Grandparents: The Original Influencers

Nick Saltamachia

8/28/20252 min read

men's white dress shirt
men's white dress shirt

Before TikTok, before Instagram, before YouTube tutorials—there were grandparents. They weren’t out there chasing followers, but let’s be honest: they’ve been influencing us all along.

Think about it. That recipe you still use for lemon meringue pie? Probably from Grandma. The work ethic your parents drilled into you? Grandpa’s fingerprints are all over it. Even the way your family tells stories—loud, funny, dramatic, or tender—likely traces back to them. They set the tone without ever trying. Our family’s pretty heavily Italian, so a good conversation gives you your day’s arm workout.
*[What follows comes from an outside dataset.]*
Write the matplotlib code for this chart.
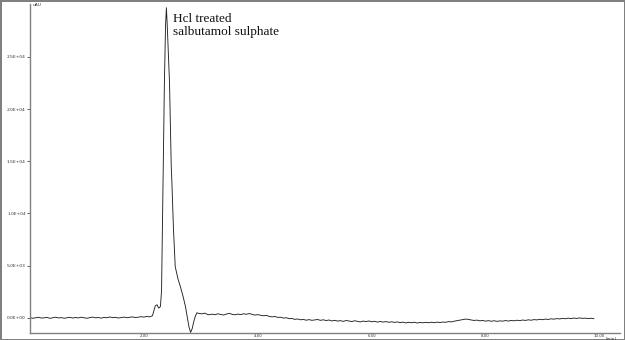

Our grandparents often carry entire worlds inside their memories. They’ve lived through wars, cultural revolutions, and personal triumphs we can hardly imagine because, for better or worse, they lived in an entirely different world in time. But here’s the catch…their generation doesn’t infodump or aura farm or really even talk about their lives unless someone asks, and, even then, their generational humility might make them balk. Their lives obviously have and had value, so their stories do, too. And those stories tend to stay tucked away, at the risk of disappearing altogether, unless we act.

That’s where legacy videos come in. They aren’t just “interviews on camera.” They’re a chance to broaden your understanding of the people who shape your family. Their voice, their laugh, the way they squint when they’re trying to recall a date. You may not be old enough yet that you've taken stock of your mortality, but they likely have, and I’d be shocked if they didn’t want a little piece of themselves to last forever. This piece, the legacy video, doesn’t break on moving day. Siblings don’t have to fight over who inherits it. It doesn’t rely on your memory of the in-passing version of a story you heard twenty years ago. It’s their words, their reflections, unchanging but somehow meaning something different or more each time you view them.

Here’s a question: wouldn’t it be incredible if your kids—or your kids’ kids—could really “meet” your grandparents even after they’re gone? To hear their advice, their humor, their perspective on life? That’s influence that lasts longer than any social media trend ever could.